HRC mourns the loss of Candace Towns, a transgender woman who was found shot to death on Tuesday in Macon, Ga., near where she was living.

According to TransGriot, Towns, 30, was reported missing on Sunday, October 29, and had last been seen alive on Saturday. On Tuesday, an anonymous 911 caller reported that a person was down at the end of a driveway and possibly dead. Initially the media misgendered and misnamed Towns until friends and family corrected them.

Town’s best friend, Malaysa Monroe, remembers Towns’ generosity.

“If I needed anything she would give it to me. She would give me the clothes off her back,” Monroe said.

The Telegraph reported that in July 2009 Towns was reportedly shot in the ankle, just a few blocks from where her body was found. Police are investigating the murder and have not released any additional information.

Towns is the 25th known transgender person killed in the U.S. this year.

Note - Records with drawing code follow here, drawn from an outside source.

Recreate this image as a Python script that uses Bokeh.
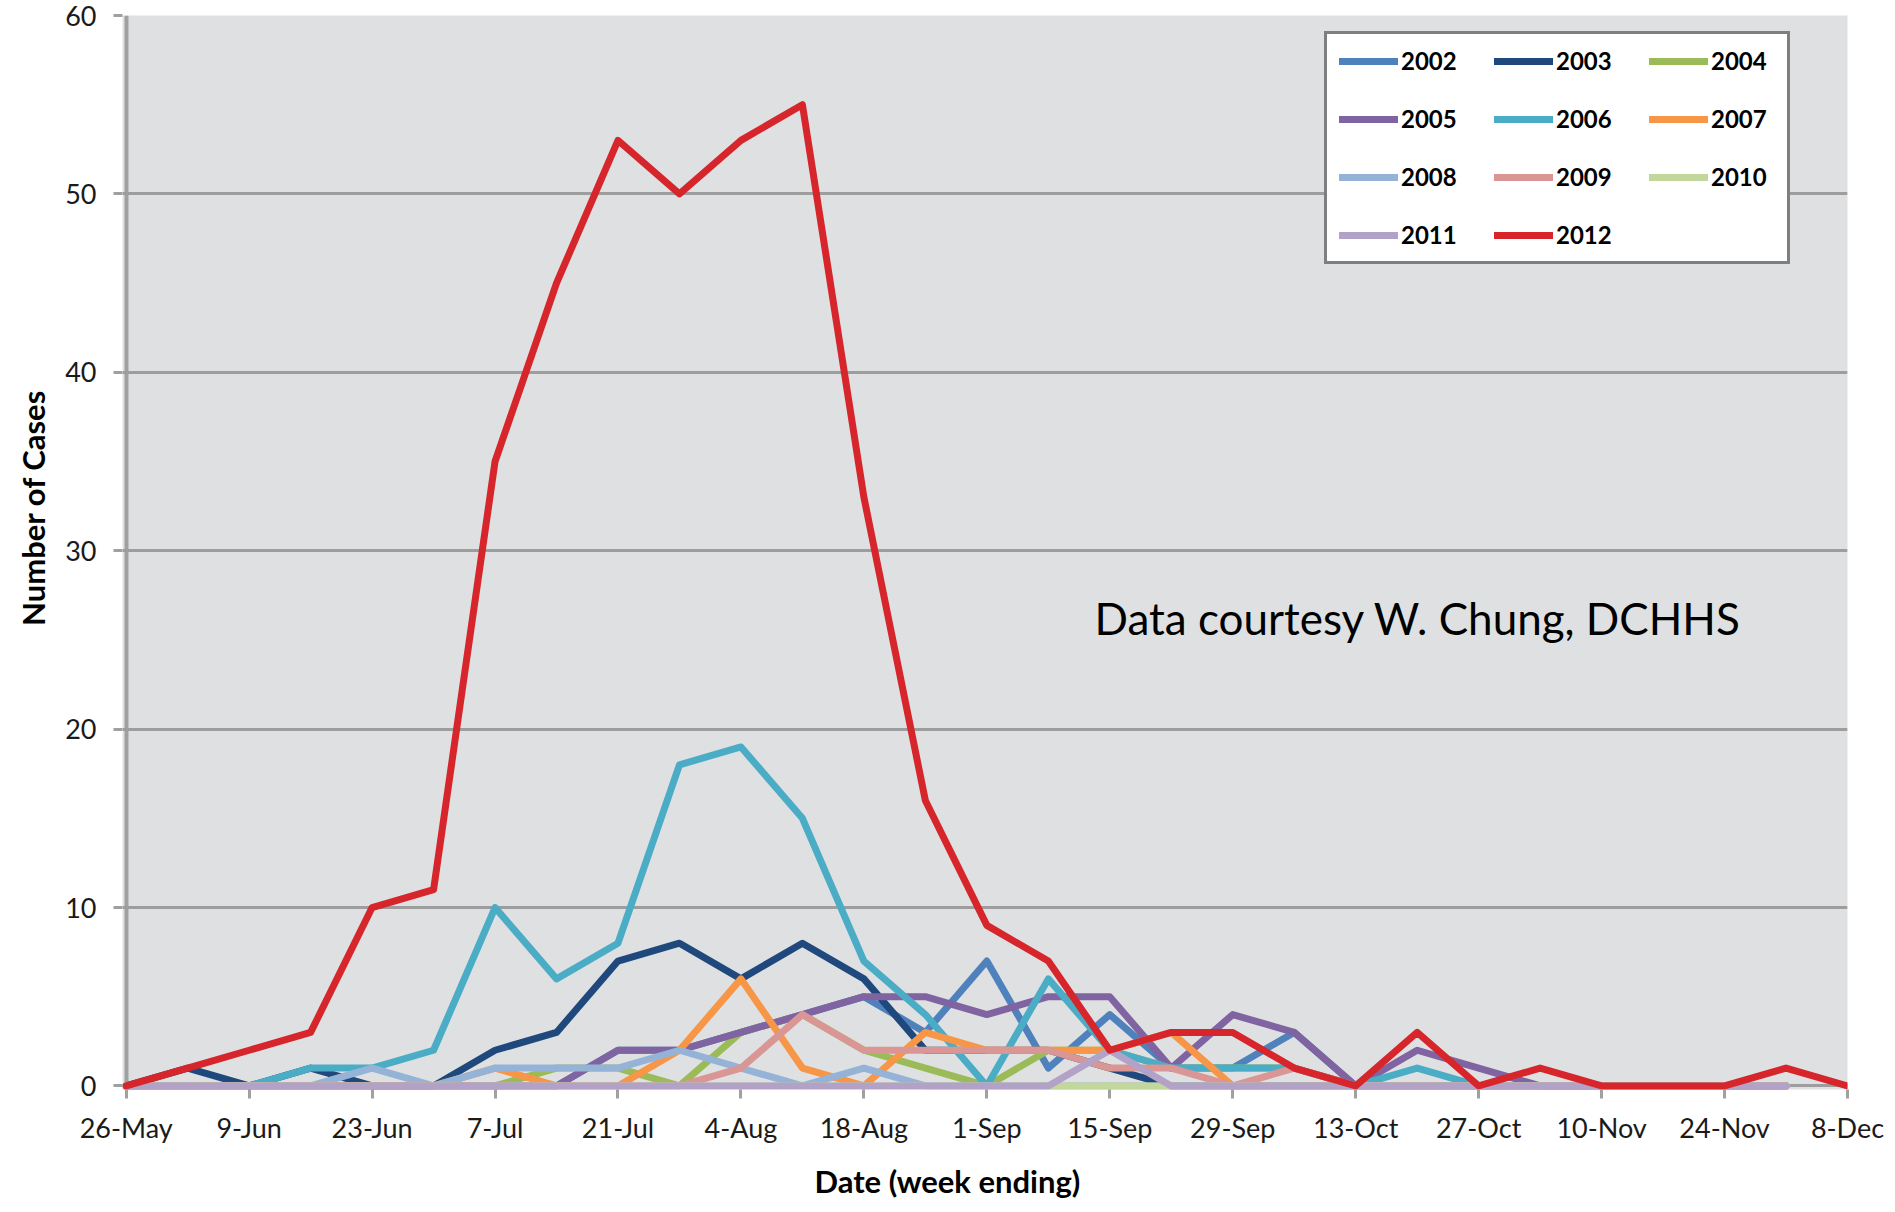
import math
from bokeh.plotting import figure
from bokeh.models import Range1d, FixedTicker, Legend, LegendItem, Label, Title
from bokeh.embed import file_html
from bokeh.resources import INLINE

# week index 0 = 26-May ... 28 = 8-Dec
weeks = list(range(29))
tick_positions = list(range(0, 29, 2))
tick_labels = ["26-May", "9-Jun", "23-Jun", "7-Jul", "21-Jul", "4-Aug", "18-Aug",
               "1-Sep", "15-Sep", "29-Sep", "13-Oct", "27-Oct", "10-Nov", "24-Nov", "8-Dec"]
y_ticks = [0, 10, 20, 30, 40, 50, 60]

years = ["2002", "2003", "2004", "2005", "2006", "2007",
         "2008", "2009", "2010", "2011", "2012"]

y2002 = [0, 0, 0, 0, 0, 0, 0, 0, 2, 2, 3, 4, 5, 3, 7, 1, 4, 1, 1, 3, 0, 0, 0, 0, 0, 0, 0, 0]
y2003 = [0, 1, 0, 1, 0, 0, 2, 3, 7, 8, 6, 8, 6, 2, 2, 2, 1, 0, 0, 0, 0, 0, 0, 0, 0, 0, 0, 0]
y2004 = [0, 0, 0, 0, 0, 0, 0, 1, 1, 0, 3, 4, 2, 1, 0, 2, 2, 1, 1, 1, 0, 0, 0, 0, 0, 0, 0, 0]
y2005 = [0, 0, 0, 0, 0, 0, 0, 0, 2, 2, 3, 4, 5, 5, 4, 5, 5, 1, 4, 3, 0, 2, 1, 0, 0, 0, 0, 0]
y2006 = [0, 0, 0, 1, 1, 2, 10, 6, 8, 18, 19, 15, 7, 4, 0, 6, 2, 1, 1, 1, 0, 1, 0, 0, 0, 0, 0, 0]
y2007 = [0, 0, 0, 0, 0, 0, 1, 0, 0, 2, 6, 1, 0, 3, 2, 2, 2, 3, 0, 0, 0, 0, 0, 0, 0, 0, 0, 0]
y2008 = [0, 0, 0, 0, 1, 0, 1, 1, 1, 2, 1, 0, 1, 0, 0, 0, 0, 0, 0, 0, 0, 0, 0, 0, 0, 0, 0, 0]
y2009 = [0, 0, 0, 0, 0, 0, 0, 0, 0, 0, 1, 4, 2, 2, 2, 2, 1, 1, 0, 1, 0, 0, 0, 0, 0, 0, 0, 0]
y2010 = [0, 0, 0, 0, 0, 0, 0, 0, 0, 0, 0, 0, 0, 0, 0, 0, 0, 0, 0, 0, 0, 0, 0, 0, 0, 0, 0, 0]
y2011 = [0, 0, 0, 0, 0, 0, 0, 0, 0, 0, 0, 0, 0, 0, 0, 0, 2, 0, 0, 0, 0, 0, 0, 0, 0, 0, 0, 0]
y2012 = [0, 1, 2, 3, 10, 11, 35, 45, 53, 50, 53, 55, 33, 16, 9, 7, 2, 3, 3, 1, 0, 3, 0, 1, 0, 0, 0, 1, 0]

series = [y2002, y2003, y2004, y2005, y2006, y2007, y2008, y2009, y2010, y2011, y2012]
colors = ["#4f81bd", "#1f497d", "#9bbb59", "#8064a2", "#4bacc6", "#f79646",
          "#95b3d7", "#d99694", "#c3d69b", "#b3a2c7", "#d6262b"]

GRID = "#9d9d9d"

p = figure(width=1890, height=1212, output_backend="svg", toolbar_location=None,
           x_range=Range1d(-0.06, 28), y_range=Range1d(-0.2, 60),
           min_border_left=118, min_border_right=43, min_border_top=15, min_border_bottom=121)
p.background_fill_color = "#dfe0e2"
p.border_fill_color = "white"
p.outline_line_color = None

# grid (underlay, so data lines draw above the zero lines)
p.xgrid.ticker = FixedTicker(ticks=[0])
p.xgrid.grid_line_color = "#a0a0a0"
p.xgrid.grid_line_width = 4
p.ygrid.ticker = FixedTicker(ticks=y_ticks)
p.ygrid.grid_line_color = GRID
p.ygrid.grid_line_width = 3

# axes
for ax in (p.xaxis[0], p.yaxis[0]):
    ax.axis_line_color = None
    ax.major_tick_line_color = "#a0a0a0"
    ax.major_tick_line_width = 3
    ax.major_tick_out = 9
    ax.major_tick_in = 0
    ax.minor_tick_line_color = None
    ax.major_label_text_font = "Lato"
    ax.major_label_text_color = "#1a1a1a"
    ax.major_label_text_font_size = "27px"

p.xaxis.ticker = FixedTicker(ticks=tick_positions)
p.xaxis.major_label_overrides = {t: l for t, l in zip(tick_positions, tick_labels)}
p.xaxis.major_label_standoff = 12
p.yaxis.ticker = FixedTicker(ticks=y_ticks)
p.yaxis.major_label_standoff = 17

renderers = {}
for name, vals, col in zip(years, series, colors):
    r = p.line(weeks[:len(vals)], vals, line_color=col, line_width=7,
               line_join="round", line_cap="round")
    renderers[name] = r

# row-major appearance with column-major fill
order = ["2002", "2005", "2008", "2011", "2003", "2006", "2009", "2012", "2004", "2007", "2010"]
items = [LegendItem(label=n, renderers=[renderers[n]]) for n in order]

legend = Legend(items=items, ncols=3, location=(1202, 825))
legend.border_line_color = "black"
legend.border_line_width = 3
legend.background_fill_color = "white"
legend.background_fill_alpha = 1
legend.glyph_width = 59
legend.glyph_height = 22
legend.label_standoff = 3
legend.label_width = 64
legend.label_height = 22
legend.label_text_font = "Lato"
legend.label_text_font_style = "bold"
legend.label_text_font_size = "24px"
legend.label_text_color = "black"
legend.padding = 12
legend.spacing = 29
legend.margin = 0
p.add_layout(legend, "center")

ylab = Title(text="Number of Cases", align="right", offset=374, standoff=22,
             text_font="Lato", text_font_style="bold", text_font_size="31px",
             text_color="black")
p.add_layout(ylab, "left")
xlab = Title(text="Date (week ending)", align="left", offset=692, standoff=26,
             text_font="Lato", text_font_style="bold", text_font_size="31px",
             text_color="black")
p.add_layout(xlab, "below")

p.add_layout(Label(x=972, y=472, x_units="screen", y_units="screen",
                   text="Data courtesy W. Chung, DCHHS",
                   text_align="left", text_baseline="alphabetic",
                   text_font="Lato", text_font_size="44px", text_color="black"))

open("out.html", "w").write(file_html(p, INLINE))
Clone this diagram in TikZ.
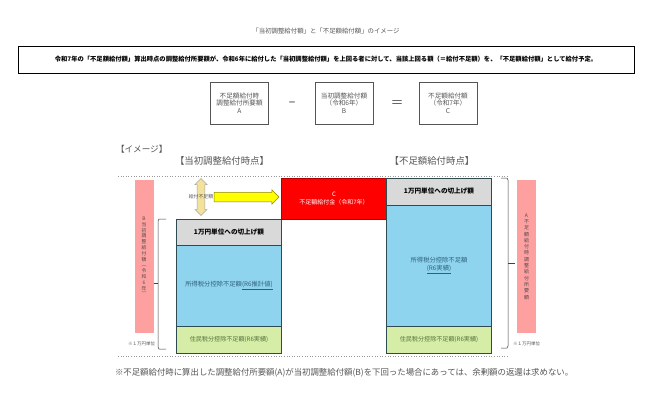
\documentclass[tikz,border=0pt]{standalone}
\usepackage{fontspec}
\setmainfont{Noto Sans CJK JP}
\usetikzlibrary{shapes.arrows}
\newcommand{\fsz}[1]{\fontsize{#1bp}{#1bp}\selectfont}
\newcommand{\fsl}[2]{\fontsize{#1bp}{#2bp}\selectfont}
\definecolor{inkgray}{HTML}{555555}
\definecolor{pinkbar}{HTML}{FFA0A0}
\definecolor{graybar}{HTML}{D9D9D9}
\definecolor{bluebar}{HTML}{8FD4EF}
\definecolor{greenbar}{HTML}{D6EDA8}
\definecolor{bluetext}{HTML}{2F6078}
\definecolor{greentext}{HTML}{55703A}
\definecolor{arrowyellow}{HTML}{FFFF00}
\definecolor{arrowtan}{HTML}{F3E29C}
\definecolor{edgedark}{HTML}{2F4A50}
\tikzset{
  every node/.style={inner sep=0pt,outer sep=0pt},
  plain/.style={text=inkgray,align=center},
  formula/.style={draw=inkgray,line width=.7bp,minimum width=58bp,minimum height=42bp,text=inkgray,align=center,font=\fsl{6.6}{7.6},anchor=north west},
  bar/.style={draw=edgedark,line width=.7bp,anchor=north west,minimum width=105bp,align=center},
  side/.style={fill=pinkbar,anchor=north west,minimum width=19bp,minimum height=153bp,align=center,text=black!70},
  brace/.style={draw=black!75,line width=.5bp},
  dots/.style={draw=gray!80,line width=.6bp,dotted},
}
\begin{document}
\begin{tikzpicture}[x=1bp,y=-1bp]
\useasboundingbox (0,0) rectangle (650,402);
\fill[white] (0,0) rectangle (650,402);
\node[plain,font=\fsz{6.4}] (title) at (326,31) {「当初調整給付額」と「不足額給付額」のイメージ};
\node[draw=black,line width=1bp,anchor=north west,minimum width=616bp,minimum height=27bp,font=\fsz{6.3}\bfseries] (lead) at (18,46) {令和7年の「不足額給付額」算出時点の調整給付所要額が、令和6年に給付した「当初調整給付額」を上回る者に対して、当該上回る額（＝給付不足額）を、「不足額給付額」として給付予定。};
\node[formula] (fa) at (210.5,82) {不足額給付時\\調整給付所要額\\A};
\node[formula] (fb) at (315,82) {当初調整給付額\\（令和6年）\\B};
\node[formula] (fc) at (419,82) {不足額給付額\\（令和7年）\\C};
\node[plain,font=\fsz{8}\bfseries] (minus) at (292,104) {－};
\node[plain,font=\fsz{13}] (equal) at (397,104) {＝};
\node[plain,font=\fsz{8.6},anchor=west] (image) at (116,149.5) {【イメージ】};
\node[plain,font=\fsz{9.4}] (h1) at (222,161) {【当初調整給付時点】};
\node[plain,font=\fsz{9.4}] (h2) at (432,161) {【不足額給付時点】};
\coordinate (d1a) at (118,176.5); \coordinate (d1b) at (508,176.5);
\coordinate (d2a) at (118,356); \coordinate (d2b) at (508,356);
\draw[dots] (d1a) -- (d1b);
\draw[dots] (d2a) -- (d2b);
\node[side,font=\fsl{4.8}{5.8}] (sl) at (134.5,180) {B\\当\\初\\調\\整\\給\\付\\額\\︵\\令\\和\\6\\年\\︶};
\node[side,font=\fsl{5}{6.3}] (sr) at (517,180) {A\\不\\足\\額\\給\\付\\時\\調\\整\\給\\付\\所\\要\\額};
\node[bar,fill=graybar,minimum height=26bp,font=\fsz{6.6}\bfseries] (g1) at (176.5,219) {1万円単位への切上げ額};
\node[bar,fill=bluebar,minimum height=81.5bp,font=\fsz{6.3},text=bluetext] (b1) at (176.5,245) {所得税分控除不足額\underline{(R6推計値)}};
\node[bar,fill=greenbar,minimum height=27bp,font=\fsz{6.1},text=greentext] (n1) at (176.5,326.5) {住民税分控除不足額(R6実績)};
\node[bar,fill=red,draw=red!70!black,minimum height=41bp,font=\fsl{6}{8},text=white] (c) at (281.5,178) {C\\不足額給付金（令和7年）};
\node[bar,fill=graybar,minimum height=27bp,font=\fsz{6.6}\bfseries] (g2) at (386.5,178) {1万円単位への切上げ額};
\node[bar,fill=bluebar,minimum height=121.5bp,font=\fsl{6.3}{8},text=bluetext] (b2) at (386.5,205) {所得税分控除不足額\\\underline{(R6実績)}};
\node[bar,fill=greenbar,minimum height=27bp,font=\fsz{6.1},text=greentext] (n2) at (386.5,326.5) {住民税分控除不足額(R6実績)};
% left bracket
\coordinate (lt) at (166,219); \coordinate (lb) at (166,349); \coordinate (lm) at (153.5,283);
\draw[brace] (lt) -- (159,219) -- (158,221) -- (158,347) -- (159,349) -- (lb);
\draw[brace] (lm) -- (158,283);
% right bracket
\coordinate (rt) at (501,178); \coordinate (rb) at (501,348); \coordinate (rm) at (515,263);
\draw[brace] (rt) -- (507,178) -- (508,180) -- (508,346) -- (507,348) -- (rb);
\draw[brace] (rm) -- (508,263);
\node[plain,font=\fsz{4.5}] (nl) at (141.5,344) {※１万円単位};
\node[plain,font=\fsz{4.5}] (nr) at (526.5,344) {※１万円単位};
\node[shape=double arrow,draw=gray!70,fill=arrowtan,line width=.5bp,minimum height=37bp,minimum width=12bp,inner ysep=3.5bp,double arrow head extend=2bp,rotate=90] (da) at (201,197) {};
\node[plain,font=\fsz{4.9}] (short) at (201,197) {給付不足額};
\node[shape=single arrow,draw=olive,fill=arrowyellow,line width=.5bp,anchor=west,minimum height=65bp,minimum width=14bp,inner ysep=4.5bp,single arrow head extend=2.5bp,single arrow tip angle=90] (ya) at (214,197) {};
\node[plain,font=\fsz{8.4},anchor=west] (foot) at (115,373) {※不足額給付時に算出した調整給付所要額(A)が当初調整給付額(B)を下回った場合にあっては、余剰額の返還は求めない。};
\end{tikzpicture}
\end{document}
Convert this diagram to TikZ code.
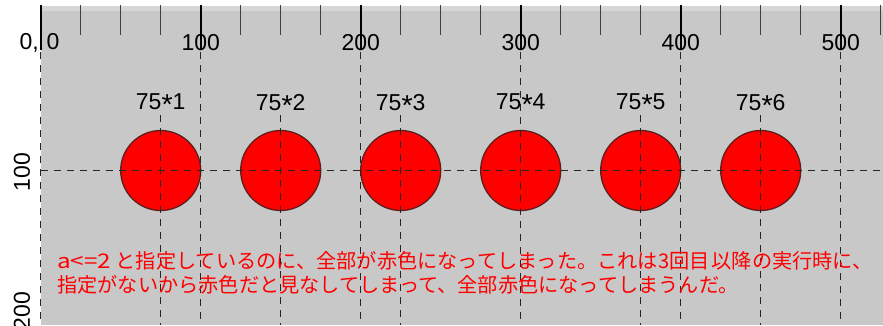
\documentclass[tikz,border=0pt]{standalone}
\usepackage{fontspec}
\setmainfont{Liberation Sans}
\newfontfamily\jp{Noto Sans CJK JP}
\definecolor{bg}{RGB}{200,200,200}
\definecolor{bgtop}{RGB}{214,214,214}
\definecolor{rim}{RGB}{95,30,30}
\newcommand{\myast}{\raisebox{-0.22em}{\scalebox{1.25}{*}}}
\begin{document}
\begin{tikzpicture}[x=1pt,y=-1pt,
  gridline/.style={draw=black!85, line width=0.9pt, dash pattern=on 7pt off 6pt},
  minortick/.style={draw=black!75, line width=1.1pt},
  majortick/.style={draw=black, line width=1.6pt},
  lbl/.style={font=\fontsize{23}{23}\selectfont, text=black, inner sep=0pt},
  ball/.style={circle, draw=rim, line width=1.3pt, fill=red, minimum size=80pt, inner sep=0pt},
  note/.style={font=\jp\fontsize{20.2}{24}\selectfont, text=red, inner sep=0pt, anchor=base west}]
\useasboundingbox (0,0) rectangle (883,325);
% background
\fill[bg] (40.7,6) rectangle (883,325);
\fill[bgtop] (40.7,6) rectangle (883,11);
% circles
\foreach \k in {1,...,6}{
  \node[ball] (b\k) at ({40.7+120*\k},170.5) {};
}
% grid lines
\foreach \i in {0,...,5}{
  \draw[gridline] ({40.7+160*\i},52) -- ({40.7+160*\i},325);
}
\foreach \k in {1,2,3,5,6}{
  \draw[gridline] ({40.7+120*\k},115) -- ({40.7+120*\k},325);
}
\draw[gridline] (40.7,170.5) -- (883,170.5);
% ruler ticks
\foreach \i in {0,...,21}{
  \draw[minortick] ({40.7+40*\i},5) -- ++(0,30);
}
\foreach \i in {0,...,5}{
  \draw[majortick] ({40.7+160*\i},5) -- ++(0,45);
}
% ruler labels
\node[lbl] (o) at (39.5,42.5) {0,\hspace{8pt}0};
\foreach \i in {1,...,5}{
  \node[lbl] (t\i) at ({40.7+160*\i},42.5) {\i00};
}
\node[lbl, rotate=90] (v1) at (22,172) {100};
\node[lbl, rotate=90] (v2) at (22,311) {200};
% ball labels
\foreach \k in {1,...,6}{
  \node[lbl] (l\k) at ({40.7+120*\k},104.5) {75\myast\k};
}
% note
\node[note] (n1) at (57,268.5) {\scalebox{1.2}[1]{a<=2} と指定しているのに、全部が赤色になってしまった。これは3回目\hspace{2pt}以降の実行時に、};
\node[note] (n2) at (57,292) {指定がないから赤色だと見なしてしまって、全部赤色になってしまうんだ。};
\end{tikzpicture}
\end{document}
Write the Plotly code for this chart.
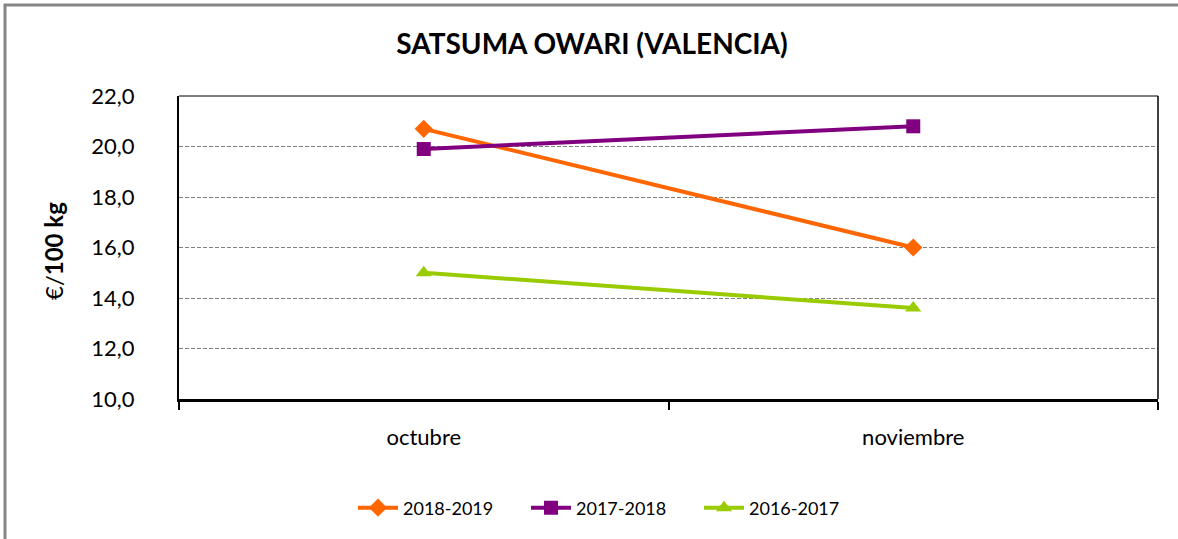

Sixty-four percent of the victims have been killed in the South, which among the four U.S. census regions has the fewest states that currently provide non-discrimination protections for LGBTQ people in education, employment, hate crimes, housing and public accommodations.

So far this year, 21 of the 25 transgender victims of fatal violence, including Towns, has been a woman of color. Sixteen were Black or African American.